Ahh, Ireland. I miss you already.
I went on a four-day solo trip to Dublin this month after booking a ticket mid-December. As an over-planner, the relatively spontaneous nature of the trip triggered a few bouts of anxiety before the time came to hop on the plane. I decided it would be a good opportunity to learn to relinquish control and let the details take care of themselves. It turns out that a little spontaneity is exactly what I needed.
This was my second solo trip, but it felt different from the first. Jet-setting to Dublin was purely for a (much-needed) breath of fresh air, and an intentional step forward in the direction of growth and self-discovery. Some people seemed surprised to know I would be going on my own – “but why?” – before realizing that really, it’s not such a big deal. One thing I can say is that I am so glad I did it – and I can’t wait to do it again.
Different modes of travel each have advantages and disadvantages. One of the highlights of traveling on your own is being able to introvert as much as you want (especially if you’re big on solo time like I am), and seeing the sights you want to see when you want to see them. You also learn to rely on yourself, while also placing just a little more trust in the goodness of other people. Here are a few of the highlights of my trip to Dublin this February, from history to food to architecture.
Trinity College is so majestic that it’s hard to believe some people actually go here to study and work on a daily basis. It’s one of the most touristy spots in Dublin for its beautiful architecture, housing the Book of Kells, and its famous Long Room Library. I couldn’t help but snap a few too many pictures while taking it all in.
Apologies for the spoiler, but the Long Room really is pretty long, and it’s stacked with thousands of books. 200,000 to be exact. Not pictured: The heavenly smell only other bookworms would appreciate.
February is low season in Dublin, partly because most people dream of tropical getaways in the middle of winter. It was so rainy and cold on the weekend I was there that I couldn’t move my fingers for much of the trip. The good news is, there are so many cute cafes around Dublin to help you warm up.

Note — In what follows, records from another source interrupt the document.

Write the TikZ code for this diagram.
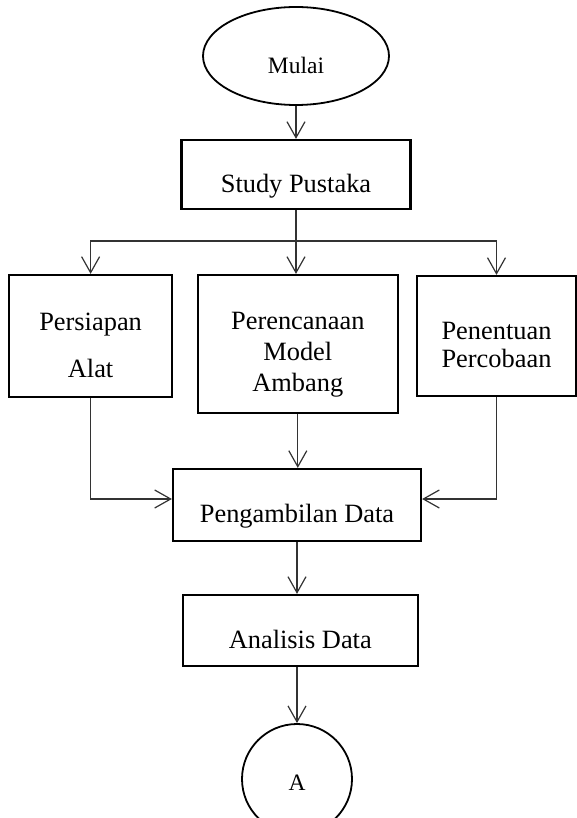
\documentclass[tikz,border=0pt]{standalone}
\usepackage{fontspec}
\setmainfont{Liberation Serif}
\usetikzlibrary{arrows.meta,shapes.geometric,calc}
\tikzset{
  >={Straight Barb[length=16pt,width=18pt]},
  block/.style={rectangle, draw=black, line width=2.2pt, inner sep=0pt},
  terminal/.style={ellipse, draw=black, line width=1.8pt, inner sep=0pt},
  text label/.style={align=center, inner sep=0pt, font=\fontsize{26.4}{31}\selectfont},
  term label/.style={text label, font=\fontsize{23.5}{28}\selectfont},
  line/.style={draw=black!80, line width=1.2pt, ->}
}

\begin{document}
\begin{tikzpicture}[x=1pt,y=-1pt]
      \useasboundingbox (0,0) rectangle (577,818);

      % Draw start and study box.
      \node[terminal, minimum width=186pt, minimum height=98pt,
            label={[term label, yshift=-9pt]center:Mulai}] (mulai) at (296,56) {};
      \node[block, minimum width=229pt, minimum height=69pt,
            label={[text label, yshift=-12pt]center:Study Pustaka}] (study) at (296,174.5) {};
      \coordinate (split) at (296,241);

      % Draw the three parallel steps.
      \node[block, minimum width=163pt, minimum height=122pt,
            label={[text label, yshift=-9pt]center:Persiapan\\[16pt]Alat}] (persiapan) at (90.6,336) {};
      \node[block, minimum width=200pt, minimum height=138pt,
            label={[text label, yshift=-11pt]center:Perencanaan\\Model\\Ambang}] (perencanaan) at (297.8,344) {};
      \node[block, minimum width=159pt, minimum height=120pt,
            label={[text label, yshift=-9pt]center:Penentuan\\[-3pt]Percobaan}] (penentuan) at (496.5,336) {};

      % Draw data boxes and connector to next page.
      \node[block, minimum width=248pt, minimum height=72pt,
            label={[text label, yshift=-11.5pt]center:Pengambilan Data}] (pengambilan) at (297,505) {};
      \node[block, minimum width=235pt, minimum height=71pt,
            label={[text label, yshift=-8.5pt]center:Analisis Data}] (analisis) at (300.3,630.5) {};
      \node[terminal, minimum width=110pt, minimum height=110pt,
            label={[term label, yshift=-4pt]center:A}] (A) at (297,779) {};

      % Connectors.
      \draw[line] (mulai) -- (study);
      \draw[line] (study.south) -- (study.south |- perencanaan.north);
      \draw[line] (split) -| (persiapan.north);
      \draw[line] (split) -| (penentuan.north);
      \draw[line] (perencanaan.south) -- (perencanaan.south |- pengambilan.north);
      \draw[line] (persiapan.south) |- ([yshift=6pt]pengambilan.west);
      \draw[line] (penentuan.south) |- ([yshift=6pt]pengambilan.east);
      \draw[line] (pengambilan.south) -- (pengambilan.south |- analisis.north);
      \draw[line] (pengambilan.south |- analisis.south) -- (A);

    \end{tikzpicture}
\end{document}
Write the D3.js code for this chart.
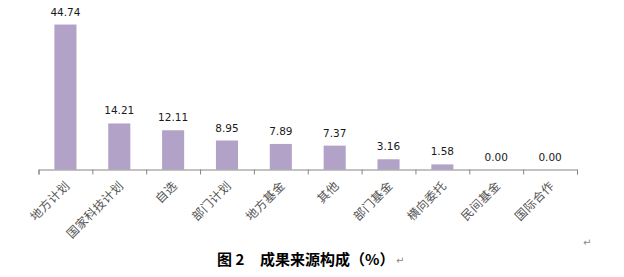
<!DOCTYPE html>
<html>
<head>
<meta charset="utf-8">
<script src="https://d3js.org/d3.v7.min.js"></script>
<style>
  body { margin: 0; background: #fff; }
</style>
</head>
<body>
<svg id="viz" width="624" height="277"></svg>
<script>
var categories = ["地方计划", "国家科技计划", "自选", "部门计划", "地方基金", "其他", "部门基金", "横向委托", "民间基金", "国际合作"];
var values = [44.74, 14.21, 12.11, 8.95, 7.89, 7.37, 3.16, 1.58, 0.00, 0.00];
var labels = ["44.74", "14.21", "12.11", "8.95", "7.89", "7.37", "3.16", "1.58", "0.00", "0.00"];
var figNo = "图 2";
var title = "成果来源构成（%）";

var svg = d3.select("#viz");
var left = 38.5, right = 577, base = 169.5;

var x = d3.scaleBand()
    .domain(categories)
    .range([left, right])
    .paddingInner(0.59)
    .paddingOuter(0.295);

var y = d3.scaleLinear()
    .domain([0, 50])
    .range([base, 7.5]);

// bars
svg.selectAll("rect.bar").data(values).enter().append("rect")
    .attr("class", "bar")
    .attr("x", function(d, i) { return x(categories[i]); })
    .attr("width", x.bandwidth())
    .attr("y", function(d) { return y(d); })
    .attr("height", function(d) { return base - y(d); })
    .attr("fill", "#b3a2c7");

// value labels
svg.selectAll("text.val").data(values).enter().append("text")
    .attr("class", "val")
    .attr("x", function(d, i) { return x(categories[i]) + x.bandwidth() / 2; })
    .attr("y", function(d) { return y(d) - 9; })
    .attr("text-anchor", "middle")
    .attr("font-family", "DejaVu Sans")
    .attr("font-size", "10.5px")
    .attr("fill", "#1a1a1a")
    .text(function(d, i) { return labels[i]; });

// axis, ticks between categories
var xb = d3.scaleLinear().domain([0, categories.length]).range([left, right]);
var axis = svg.append("g")
    .attr("transform", "translate(0," + base + ")")
    .call(d3.axisBottom(xb).ticks(categories.length).tickSize(5).tickSizeOuter(5).tickFormat(""));
axis.selectAll("path, line").attr("stroke", "#868686");

// category labels
svg.selectAll("text.cat").data(categories).enter().append("text")
    .attr("class", "cat")
    .attr("transform", function(d) {
        return "translate(" + (x(d) + x.bandwidth() / 2 + 5) + "," + (base + 17) + ") rotate(-45)";
    })
    .attr("text-anchor", "end")
    .attr("font-family", "Noto Sans CJK SC")
    .attr("font-size", "12px")
    .attr("letter-spacing", "0.4px")
    .attr("fill", "#555")
    .text(function(d) { return d; });

// caption
svg.append("text")
    .attr("x", 217)
    .attr("y", 265)
    .attr("font-family", "Noto Sans CJK SC")
    .attr("font-size", "15px")
    .attr("font-weight", "bold")
    .attr("fill", "#000")
    .text(figNo);
svg.append("text")
    .attr("x", 260)
    .attr("y", 265)
    .attr("font-family", "Noto Sans CJK SC")
    .attr("font-size", "15px")
    .attr("font-weight", "bold")
    .attr("fill", "#000")
    .text(title);

svg.append("text").attr("x", 396).attr("y", 264)
    .attr("font-family", "DejaVu Sans").attr("font-size", "10px").attr("fill", "#888").text("↵");
svg.append("text").attr("x", 583).attr("y", 246)
    .attr("font-family", "DejaVu Sans").attr("font-size", "10px").attr("fill", "#888").text("↵");
</script>
</body>
</html>
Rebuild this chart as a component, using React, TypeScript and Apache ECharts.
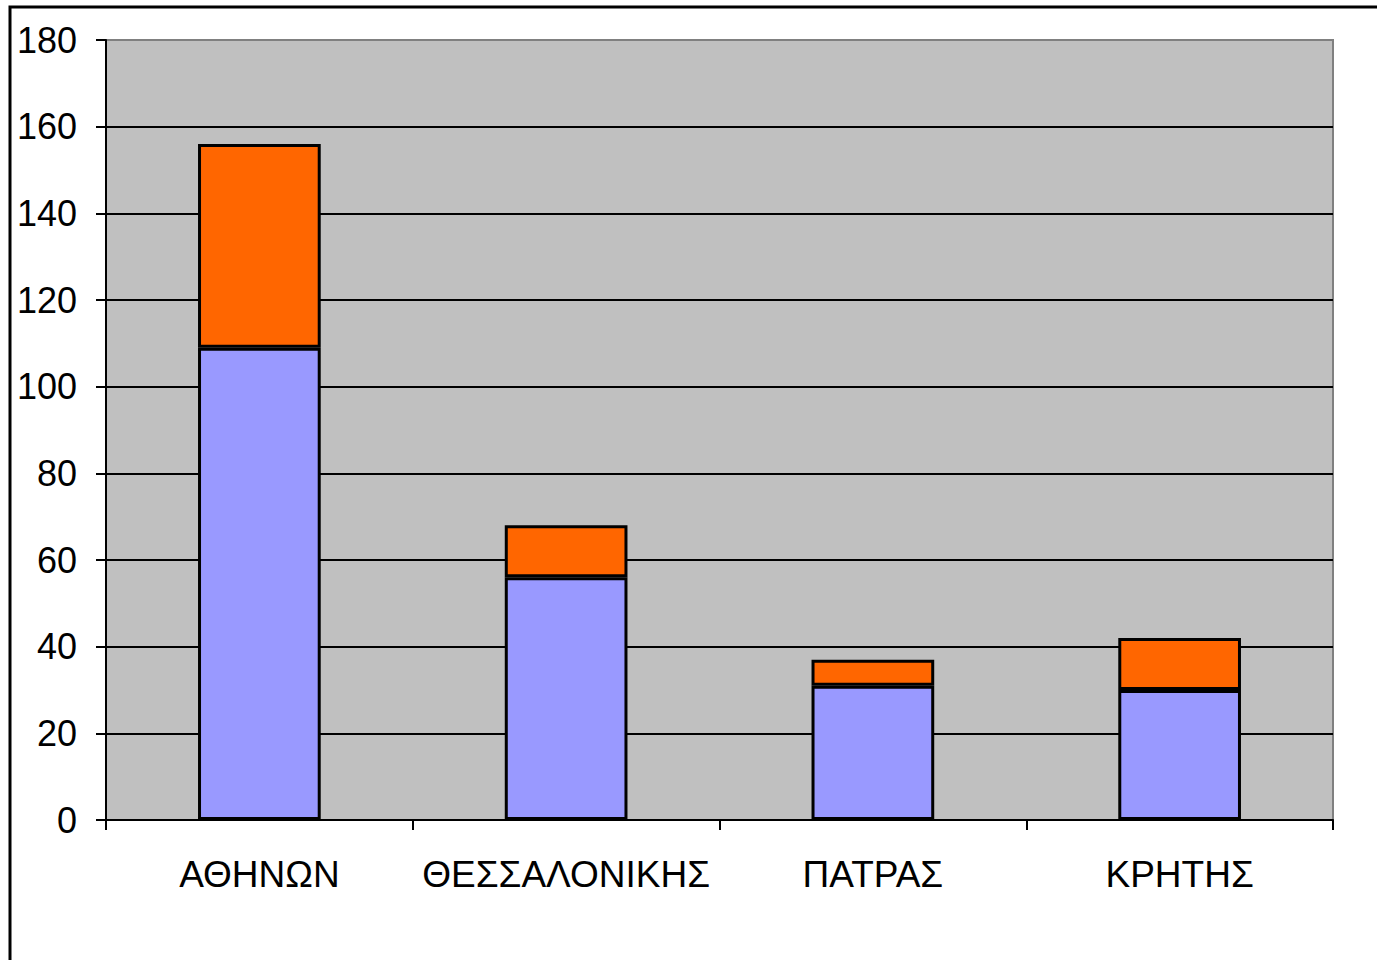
import React, { useEffect, useRef } from "react";
import * as echarts from "echarts";

const categories = ["ΑΘΗΝΩΝ", "ΘΕΣΣΑΛΟΝΙΚΗΣ", "ΠΑΤΡΑΣ", "ΚΡΗΤΗΣ"];
const lowerValues = [109, 56, 31, 30];
const upperValues = [47, 12, 6, 12];
const yTicks = { min: 0, max: 180, interval: 20 };

export default function App() {
  const ref = useRef<HTMLDivElement>(null);
  useEffect(() => {
    if (!ref.current) return;
    const chart = echarts.init(ref.current, null, { renderer: "svg" });
    const font = "'Liberation Sans', Arial, sans-serif";
    chart.setOption({
      animation: false,
      backgroundColor: "#ffffff",
      grid: {
        left: 106,
        top: 40,
        width: 1227,
        height: 780,
        show: true,
        backgroundColor: "#C0C0C0",
        borderColor: "#808080",
        borderWidth: 2,
      },
      graphic: [
        {
          type: "rect",
          shape: { x: 10, y: 7, width: 1500, height: 1200 },
          style: { fill: "none", stroke: "#000", lineWidth: 3 },
          silent: true,
          z: 100,
        },
      ],
      xAxis: {
        type: "category",
        data: categories,
        boundaryGap: true,
        axisLine: { show: true, lineStyle: { color: "#000", width: 2 } },
        axisTick: { show: true, interval: 0, alignWithLabel: false, length: 10, lineStyle: { color: "#000", width: 2 } },
        axisLabel: { interval: 0, color: "#000", fontSize: 37, fontFamily: font, margin: 36 },
        splitLine: { show: false },
      },
      yAxis: {
        type: "value",
        min: yTicks.min,
        max: yTicks.max,
        interval: yTicks.interval,
        axisLine: { show: true, lineStyle: { color: "#000", width: 2 } },
        axisTick: { show: true, length: 10, lineStyle: { color: "#000", width: 2 } },
        axisLabel: { color: "#000", fontSize: 36, fontFamily: font, margin: 29 },
        splitLine: { show: true, showMaxLine: false, lineStyle: { color: "#000", width: 2 } },
      },
      series: [
        {
          type: "bar",
          stack: "total",
          data: lowerValues,
          barWidth: "40%",
          itemStyle: { color: "#9999FF", borderColor: "#000", borderWidth: 3 },
        },
        {
          type: "bar",
          stack: "total",
          data: upperValues,
          barWidth: "40%",
          itemStyle: { color: "#FF6600", borderColor: "#000", borderWidth: 3 },
        },
      ],
    });
    return () => chart.dispose();
  }, []);
  return (
    <div
      ref={ref}
      style={{ position: "absolute", left: 0, top: 0, width: 1377, height: 960 }}
    />
  );
}
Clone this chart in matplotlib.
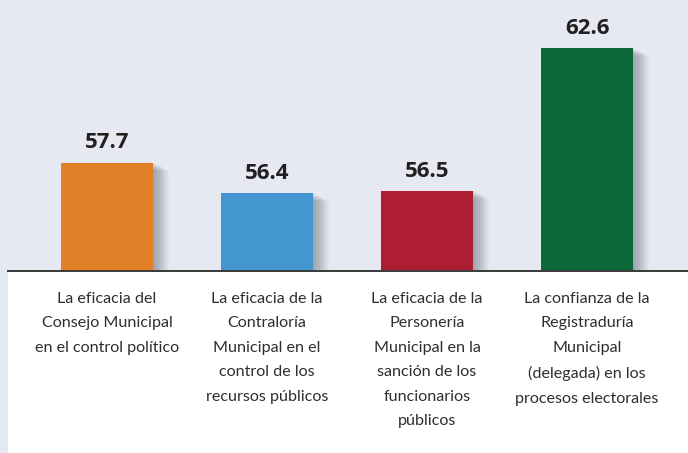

I fell in love with Butlers Chocolate Cafe – they have the best flavor selections, and you get a little chocolate of your choice with every order. (If you’re stumped, I’d recommend the caramel crunch.) I also stumbled upon the dream come true that is the Hansel and Gretel Bakery & Patisserie, (pictured above) which is just too cute for words.
Ireland has an incredibly rich history, and I did my best to immerse myself in it by checking out every museum I could. Kilmainham Gaol is the one spot everyone says not to miss when visiting Dublin – and I have to say, I agree. A former prison that once held both ordinary prisoners, including young children, and the leaders of the 1916 rebellion, Kilmainham Gaol is one of the most important historical sites in Ireland.
Easter Rising 1916 is something that, of course, came up time and time again on the various tours I went on. It was pretty surreal to see where the political prisoners were kept and eventually executed. Part of the tour was outside, late on a windy, rainy afternoon, which added some serious dramatic effect.
I’m not a beer (or alcohol) kind of girl, but I couldn’t go to Dublin without trying a Guinness. This pub is where I had – wait for it – three quarters of a glass of Guinness. I have to say, I now know what tipsy feels like.
There are so many other places I loved seeing, like
- EPIC Ireland, an incredible museum dedicated to telling the story of Irish emigration throughout history (so worth seeing!)
- The National Library of Ireland, with its free Yeats and World War Ireland exhibitions
- St. Patrick’s Cathedral, a wonderful place to visit if you are religious, love history, or just have a thing for stained glass
- The Little Museum of Dublin, which has the absolute funnest guided tours (and a free walking tour of St. Stephen’s Green on Saturdays)
- Cornucopia, a fully vegetarian restaurant with the best comfort food
- The National Gallery of Ireland and its Beyond Caravaggio exhibition (till May 14)
- Queen of Tarts, which serves the best apple and blueberry crumble I’ve ever had
And you can’t write a blog post about Dublin without talking about the people. Everyone’s been asking me about whether Dubliners really are as nice as people say. All I have to say is: yes, they are.
I saw so many things and took so many pictures, but it’s nearly impossible to express how it felt to get to explore this city for a few days. I feel like this blog post didn’t quite do it justice, but I did my best! haha. Next time, I’ll have to fit in a trip to the countryside.
Have you ever been to Dublin? And what do you think of solo travel? I’d love to know!